Mama Angie’s Coffee Shop, Wahoo’s Bistro, Tempest Bistro and the Beach House at Blackbeard’s Hideout are typical stops. They usually cap the event off with a drink at the East End Mini Yacht Club. Along the way she likes to sneak in nuggets of St George’s history and culture.
“When we come to Tempest, we are able to tell them not just the story of the building but also the connection to Shakespeare’s Tempest,” she said.
“The Bermuda National Trust runs a beautiful edible garden with herbs and fruits, between Bridge House, Reeve Court and the State House.
“I’m able to tell the story of these places while showing them some local herbs. It is a cool way for me to show everything I love about the town — its history, food and culture.”
The aim is to get people to see the possibilities and go back later for a full meal. So far, she’s had a great response.
“There is a really great vibe down here in terms of the collaboration of the restaurants and the tour,” she said. “The restaurant owners are excited that they get to showcase their food and encourage people to come back for a full meal.”
Ms White moved to St George’s in 2003 with Dueane Dill, who is now her husband, and her five-year-old son, Zarai.
She quickly fell in love with the tight-knit community.
“I’ve just moved to a new neighbourhood but in my old one, in Wellington Park Road, everyone looked out for me, my son and my cat.
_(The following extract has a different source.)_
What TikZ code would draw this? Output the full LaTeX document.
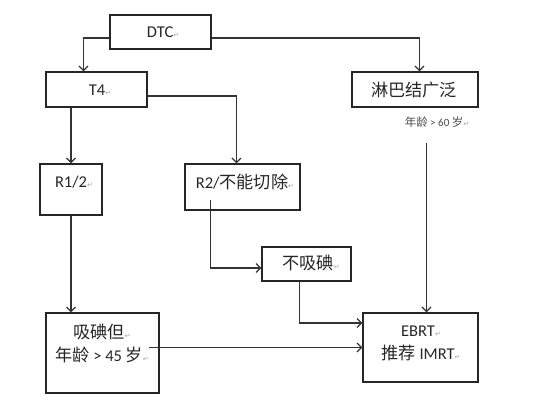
\documentclass[tikz,border=0pt]{standalone}
\usepackage{fontspec}
\setmainfont{Carlito}
\newfontfamily\cjk{Noto Sans CJK SC}[Scale=1.04]
\newfontfamily\dejavu{DejaVu Sans}
\usetikzlibrary{arrows.meta,calc}
\newcommand{\pmark}{{\dejavu\fontsize{7}{7}\selectfont\color{gray!70}↵}}
\begin{document}
\begin{tikzpicture}[x=1pt,y=-1pt,
  box/.style={draw=black!85,line width=1.1pt,inner sep=0pt,fill=white},
  txt/.style={inner sep=0pt,font=\fontsize{16.5}{16.5}\selectfont,text=black!85},
  arr/.style={draw=black!80,line width=1.3pt,-{Straight Barb[length=4.5pt,width=9pt,line width=1.3pt]}},
  ln/.style={draw=black!80,line width=1.3pt}]
\useasboundingbox[fill=white] (0,0) rectangle (545,409);
% boxes
\node[box,minimum width=101pt,minimum height=34pt] (dtc) at (160.5,32) {};
\node[box,minimum width=101pt,minimum height=35pt] (t4) at (96.5,89.5) {};
\node[box,minimum width=126pt,minimum height=35pt] (lymph) at (415,89.5) {};
\node[box,minimum width=62pt,minimum height=51pt] (r12) at (71,189.5) {};
\node[box,minimum width=115pt,minimum height=46pt] (r2) at (242.5,187) {};
\node[box,minimum width=89pt,minimum height=34pt] (nou) at (306.5,264) {};
\node[box,minimum width=113pt,minimum height=80pt] (upt) at (102.5,353) {};
\node[box,minimum width=115pt,minimum height=69pt] (ebrt) at (420.5,347.5) {};
% texts
\node[txt] (tdtc) at (163,32) {DTC\pmark};
\node[txt] (tt4) at (100,90) {T4\pmark};
\node[txt] (tlymph) at (414,90) {\cjk 淋巴结广泛};
\node[txt,font=\fontsize{11}{11}\selectfont,text=black!70] (tage) at (437,122) {{\cjk 年龄} > 60 {\cjk 岁}\pmark};
\node[txt] (tr12) at (74,182) {R1/2\pmark};
\node[txt] (tr2) at (245,182) {R2/{\cjk 不能切除}\pmark};
\node[txt] (tnou) at (311,263) {{\cjk 不吸碘}\pmark};
\node[txt,align=center,font=\fontsize{16.5}{23}\selectfont] (tupt) at (102,343.5) {{\cjk 吸碘但}\pmark\\{\cjk 年龄} > 45 {\cjk 岁}\pmark};
\node[txt,align=center,font=\fontsize{16.5}{23}\selectfont] (tebrt) at (421,343.5) {EBRT\pmark\\{\cjk 推荐} IMRT\pmark};
% connectors
\draw[arr] ([yshift=-6pt]dtc.west) -| ([xshift=38pt]t4.north west);
\draw[arr] ([yshift=-6pt]dtc.east) -| ([xshift=68pt]lymph.north west);
\draw[arr] (t4.south -| r12.north) -- (r12.north);
\draw[arr] ([yshift=-6.5pt]t4.east) -| ([xshift=52pt]r2.north west);
\draw[arr] ([xshift=26pt,yshift=11pt]r2.south west) |- ([yshift=-4pt]nou.west);
\draw[arr] ([xshift=38pt]nou.south west) |- ([yshift=24.5pt]ebrt.west);
\draw[arr] (r12.south) -- (r12.south |- upt.north);
\draw[arr] ($(upt.east |- ebrt.west)+(-11,0)$) -- (ebrt.west);
\coordinate (lt) at ($(lymph.south west)+(75,35)$);
\draw[arr] (lt) -- (lt |- ebrt.north);
\end{tikzpicture}
\end{document}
I never had concerns there.
“It was a safe neighbourhood and friendly. I think that is how St George’s is. People are very generous of spirit. They don’t want you disrespecting their town or their cricket team, but they are very caring.
“My son is now 21 and a bartender at White Horse Tavern. During the summer, he does jet-ski tours. He considers himself to be from St George’s since we moved here when he was so young.”
Inadequate transportation is one of the biggest challenges the restaurants face, she believes.
“There is a real need for an east-west bus to go directly down South Road without making a detour to the bus terminal in Hamilton,” she said.
“The majority of visitors stay at hotels in the west. At the moment, they have to go into Hamilton and transfer to another bus.
“I know that requires money and investment at a time when the country doesn’t have much.
“I know other parts of the island want to see things happen too, but because of the potential of St George and its historical significance we feel like we should be more of a priority.”
She said the real aim of the food tours is to get people to see the possibilities and maybe go back later for a full meal.